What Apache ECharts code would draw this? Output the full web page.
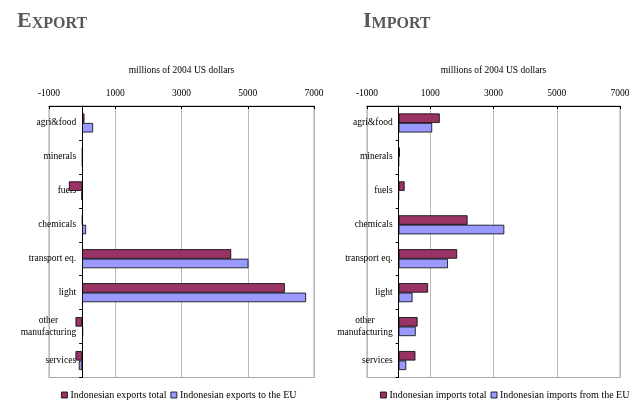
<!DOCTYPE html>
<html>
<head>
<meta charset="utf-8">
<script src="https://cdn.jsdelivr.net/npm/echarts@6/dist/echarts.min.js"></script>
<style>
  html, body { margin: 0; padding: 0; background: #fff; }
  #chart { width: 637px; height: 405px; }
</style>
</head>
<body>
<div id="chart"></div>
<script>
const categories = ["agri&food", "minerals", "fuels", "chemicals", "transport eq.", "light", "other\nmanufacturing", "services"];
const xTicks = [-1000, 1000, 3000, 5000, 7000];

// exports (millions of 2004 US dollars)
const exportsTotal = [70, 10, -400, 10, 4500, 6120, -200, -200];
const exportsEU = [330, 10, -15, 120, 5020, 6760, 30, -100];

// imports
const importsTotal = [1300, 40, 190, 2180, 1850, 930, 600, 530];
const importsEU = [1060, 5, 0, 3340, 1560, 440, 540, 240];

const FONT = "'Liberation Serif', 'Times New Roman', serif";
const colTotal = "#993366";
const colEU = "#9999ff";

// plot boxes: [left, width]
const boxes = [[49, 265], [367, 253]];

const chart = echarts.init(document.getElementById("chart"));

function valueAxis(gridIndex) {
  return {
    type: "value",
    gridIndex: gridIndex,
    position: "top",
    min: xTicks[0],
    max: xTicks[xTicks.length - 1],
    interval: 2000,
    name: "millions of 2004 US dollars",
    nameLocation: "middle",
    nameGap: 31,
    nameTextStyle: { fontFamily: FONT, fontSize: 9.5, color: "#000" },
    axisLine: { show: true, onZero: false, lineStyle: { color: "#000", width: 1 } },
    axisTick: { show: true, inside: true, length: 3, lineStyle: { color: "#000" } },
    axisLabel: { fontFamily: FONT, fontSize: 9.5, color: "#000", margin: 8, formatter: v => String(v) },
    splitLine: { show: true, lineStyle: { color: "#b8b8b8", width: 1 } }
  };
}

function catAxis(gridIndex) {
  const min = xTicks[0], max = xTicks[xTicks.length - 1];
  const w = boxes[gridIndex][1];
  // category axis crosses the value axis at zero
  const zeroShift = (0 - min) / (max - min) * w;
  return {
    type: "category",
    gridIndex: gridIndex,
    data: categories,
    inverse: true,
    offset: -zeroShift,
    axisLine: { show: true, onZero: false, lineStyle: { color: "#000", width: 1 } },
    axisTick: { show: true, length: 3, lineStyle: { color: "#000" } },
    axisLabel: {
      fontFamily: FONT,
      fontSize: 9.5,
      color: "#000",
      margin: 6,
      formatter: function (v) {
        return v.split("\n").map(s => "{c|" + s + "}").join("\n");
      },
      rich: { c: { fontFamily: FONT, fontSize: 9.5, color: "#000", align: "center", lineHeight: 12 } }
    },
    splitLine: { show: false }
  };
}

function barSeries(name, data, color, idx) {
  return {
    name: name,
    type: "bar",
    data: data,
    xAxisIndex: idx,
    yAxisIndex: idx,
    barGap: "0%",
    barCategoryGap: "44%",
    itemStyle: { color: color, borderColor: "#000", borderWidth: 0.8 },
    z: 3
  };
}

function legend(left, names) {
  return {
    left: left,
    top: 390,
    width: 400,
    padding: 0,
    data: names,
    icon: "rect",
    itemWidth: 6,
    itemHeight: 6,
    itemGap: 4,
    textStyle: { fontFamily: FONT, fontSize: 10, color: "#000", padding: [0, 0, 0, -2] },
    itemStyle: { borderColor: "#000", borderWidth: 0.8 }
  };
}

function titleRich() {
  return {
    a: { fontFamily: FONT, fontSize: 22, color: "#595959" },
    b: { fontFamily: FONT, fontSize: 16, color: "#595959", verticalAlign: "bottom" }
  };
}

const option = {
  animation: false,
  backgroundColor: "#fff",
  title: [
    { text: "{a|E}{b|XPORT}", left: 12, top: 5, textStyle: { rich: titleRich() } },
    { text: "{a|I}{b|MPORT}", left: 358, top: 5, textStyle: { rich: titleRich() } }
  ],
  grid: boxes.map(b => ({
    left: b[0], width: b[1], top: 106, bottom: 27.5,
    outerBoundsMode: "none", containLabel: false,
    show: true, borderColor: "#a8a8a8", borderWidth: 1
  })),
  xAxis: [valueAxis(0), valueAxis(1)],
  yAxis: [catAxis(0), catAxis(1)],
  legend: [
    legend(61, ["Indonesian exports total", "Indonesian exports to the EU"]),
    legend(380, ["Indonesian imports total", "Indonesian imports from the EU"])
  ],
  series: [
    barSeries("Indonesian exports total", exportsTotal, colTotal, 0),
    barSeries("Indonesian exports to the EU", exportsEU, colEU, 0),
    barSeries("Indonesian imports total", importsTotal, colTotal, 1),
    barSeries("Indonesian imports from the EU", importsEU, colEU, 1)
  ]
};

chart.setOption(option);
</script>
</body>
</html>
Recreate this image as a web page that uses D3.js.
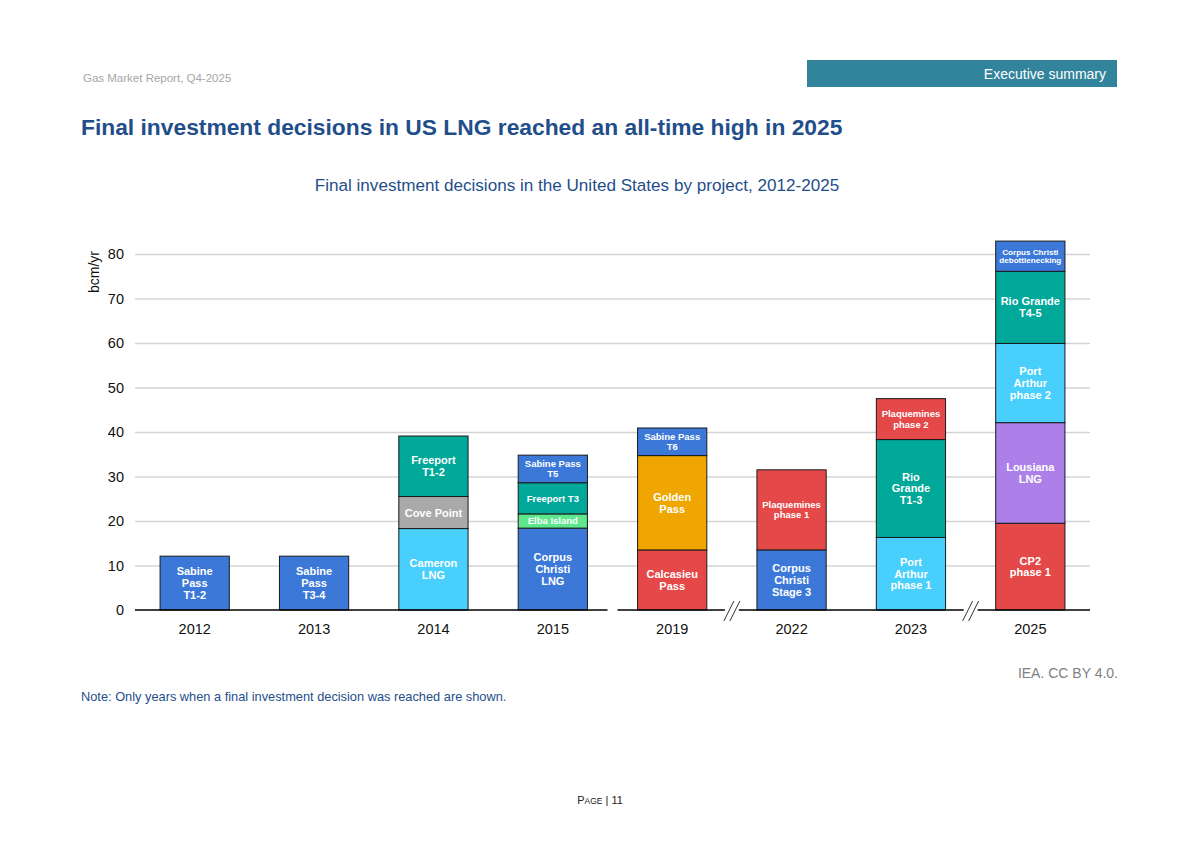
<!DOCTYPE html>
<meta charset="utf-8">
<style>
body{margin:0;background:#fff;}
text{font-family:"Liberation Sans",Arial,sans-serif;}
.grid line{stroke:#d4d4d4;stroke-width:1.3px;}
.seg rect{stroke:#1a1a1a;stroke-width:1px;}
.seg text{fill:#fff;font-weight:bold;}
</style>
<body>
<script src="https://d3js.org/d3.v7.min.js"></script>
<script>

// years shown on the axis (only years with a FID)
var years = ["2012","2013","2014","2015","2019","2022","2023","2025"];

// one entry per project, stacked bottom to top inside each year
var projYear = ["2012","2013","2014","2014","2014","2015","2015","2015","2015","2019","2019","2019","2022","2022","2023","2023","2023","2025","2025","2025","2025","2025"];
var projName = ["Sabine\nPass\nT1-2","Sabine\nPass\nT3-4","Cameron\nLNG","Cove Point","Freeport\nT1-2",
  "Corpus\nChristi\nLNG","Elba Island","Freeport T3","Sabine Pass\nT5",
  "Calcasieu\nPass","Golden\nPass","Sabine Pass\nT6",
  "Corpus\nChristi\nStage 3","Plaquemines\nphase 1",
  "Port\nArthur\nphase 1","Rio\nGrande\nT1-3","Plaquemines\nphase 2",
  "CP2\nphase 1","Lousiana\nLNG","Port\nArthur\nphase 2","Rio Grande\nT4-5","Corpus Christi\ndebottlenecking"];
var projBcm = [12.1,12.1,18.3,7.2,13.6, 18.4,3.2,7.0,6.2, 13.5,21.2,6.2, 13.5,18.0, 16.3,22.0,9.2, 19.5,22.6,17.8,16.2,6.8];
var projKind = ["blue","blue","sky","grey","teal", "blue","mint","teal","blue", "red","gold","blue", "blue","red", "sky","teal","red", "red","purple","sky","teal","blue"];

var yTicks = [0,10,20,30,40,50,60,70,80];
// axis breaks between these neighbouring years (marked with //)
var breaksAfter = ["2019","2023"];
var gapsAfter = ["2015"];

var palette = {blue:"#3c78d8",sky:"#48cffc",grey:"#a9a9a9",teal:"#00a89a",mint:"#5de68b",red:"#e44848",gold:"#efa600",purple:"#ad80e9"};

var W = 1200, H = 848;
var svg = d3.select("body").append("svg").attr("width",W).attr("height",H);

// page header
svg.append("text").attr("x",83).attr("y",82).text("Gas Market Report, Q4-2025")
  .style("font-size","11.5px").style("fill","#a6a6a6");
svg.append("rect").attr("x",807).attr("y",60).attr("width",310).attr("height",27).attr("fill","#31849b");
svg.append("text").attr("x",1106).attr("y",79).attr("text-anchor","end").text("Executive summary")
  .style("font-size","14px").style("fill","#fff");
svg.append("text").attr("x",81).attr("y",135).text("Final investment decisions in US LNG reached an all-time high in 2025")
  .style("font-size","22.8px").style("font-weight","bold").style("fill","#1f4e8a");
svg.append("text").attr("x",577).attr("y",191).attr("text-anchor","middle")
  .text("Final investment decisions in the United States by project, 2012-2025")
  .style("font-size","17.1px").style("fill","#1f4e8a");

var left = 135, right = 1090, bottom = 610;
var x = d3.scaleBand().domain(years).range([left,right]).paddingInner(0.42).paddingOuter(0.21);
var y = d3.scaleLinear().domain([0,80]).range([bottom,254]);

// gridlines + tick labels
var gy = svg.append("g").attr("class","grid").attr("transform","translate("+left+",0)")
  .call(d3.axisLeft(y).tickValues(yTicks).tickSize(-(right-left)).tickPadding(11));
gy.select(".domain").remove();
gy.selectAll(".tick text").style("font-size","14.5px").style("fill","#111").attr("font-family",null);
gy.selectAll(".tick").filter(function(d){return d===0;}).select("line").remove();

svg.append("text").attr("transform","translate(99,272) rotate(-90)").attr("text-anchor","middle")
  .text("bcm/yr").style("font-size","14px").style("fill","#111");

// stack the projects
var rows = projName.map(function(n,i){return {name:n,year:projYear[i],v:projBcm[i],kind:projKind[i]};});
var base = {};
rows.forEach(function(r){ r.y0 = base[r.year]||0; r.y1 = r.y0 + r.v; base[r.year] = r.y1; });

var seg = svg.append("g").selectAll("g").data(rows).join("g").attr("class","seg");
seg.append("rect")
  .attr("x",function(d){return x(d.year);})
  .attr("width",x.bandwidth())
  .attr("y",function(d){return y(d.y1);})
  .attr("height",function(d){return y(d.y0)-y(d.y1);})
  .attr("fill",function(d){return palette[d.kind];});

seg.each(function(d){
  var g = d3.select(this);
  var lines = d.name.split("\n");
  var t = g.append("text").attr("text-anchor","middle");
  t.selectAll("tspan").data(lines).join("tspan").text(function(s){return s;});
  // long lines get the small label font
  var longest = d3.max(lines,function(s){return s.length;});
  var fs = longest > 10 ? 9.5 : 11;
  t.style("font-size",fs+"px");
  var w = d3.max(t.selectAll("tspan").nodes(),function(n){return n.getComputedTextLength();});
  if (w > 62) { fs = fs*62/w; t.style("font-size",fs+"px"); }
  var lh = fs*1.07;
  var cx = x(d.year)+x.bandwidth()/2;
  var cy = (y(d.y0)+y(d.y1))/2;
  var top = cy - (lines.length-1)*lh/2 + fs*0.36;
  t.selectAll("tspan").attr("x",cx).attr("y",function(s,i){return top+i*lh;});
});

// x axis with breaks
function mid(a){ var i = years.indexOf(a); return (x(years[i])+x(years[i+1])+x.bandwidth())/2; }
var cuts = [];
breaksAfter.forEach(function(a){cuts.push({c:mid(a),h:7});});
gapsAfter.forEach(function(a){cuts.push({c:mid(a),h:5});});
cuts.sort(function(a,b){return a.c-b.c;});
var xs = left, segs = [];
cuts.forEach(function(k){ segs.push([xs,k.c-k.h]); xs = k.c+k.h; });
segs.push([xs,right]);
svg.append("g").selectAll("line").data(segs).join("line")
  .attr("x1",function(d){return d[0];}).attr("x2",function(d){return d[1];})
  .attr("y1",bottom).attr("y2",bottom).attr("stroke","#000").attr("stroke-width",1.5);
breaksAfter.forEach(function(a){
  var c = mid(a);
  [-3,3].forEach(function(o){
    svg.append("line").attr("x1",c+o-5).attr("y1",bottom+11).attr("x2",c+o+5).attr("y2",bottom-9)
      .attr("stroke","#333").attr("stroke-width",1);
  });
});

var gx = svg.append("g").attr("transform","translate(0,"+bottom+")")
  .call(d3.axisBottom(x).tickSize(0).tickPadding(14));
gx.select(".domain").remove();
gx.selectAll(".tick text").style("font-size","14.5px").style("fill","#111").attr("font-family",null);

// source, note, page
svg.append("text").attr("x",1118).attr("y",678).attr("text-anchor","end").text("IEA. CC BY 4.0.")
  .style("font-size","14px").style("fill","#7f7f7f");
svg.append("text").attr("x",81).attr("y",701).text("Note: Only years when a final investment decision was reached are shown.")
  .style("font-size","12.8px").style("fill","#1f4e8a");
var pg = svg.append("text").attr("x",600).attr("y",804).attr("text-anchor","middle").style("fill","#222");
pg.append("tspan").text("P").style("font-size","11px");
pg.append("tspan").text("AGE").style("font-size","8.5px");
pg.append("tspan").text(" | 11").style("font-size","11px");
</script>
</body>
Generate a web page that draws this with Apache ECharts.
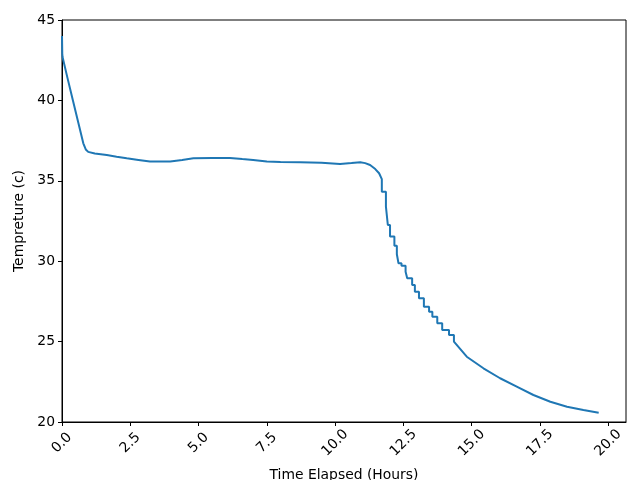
-------
§ **What to work on**
Search the data above for the string "this" and copy each line that has it.

§ **Solution**
What Apache ECharts code would draw this? Output the full web page.
Recreate this image as a web page that uses D3.js.
  var g = d3.select(this);
Generate a web page that draws this with Apache ECharts.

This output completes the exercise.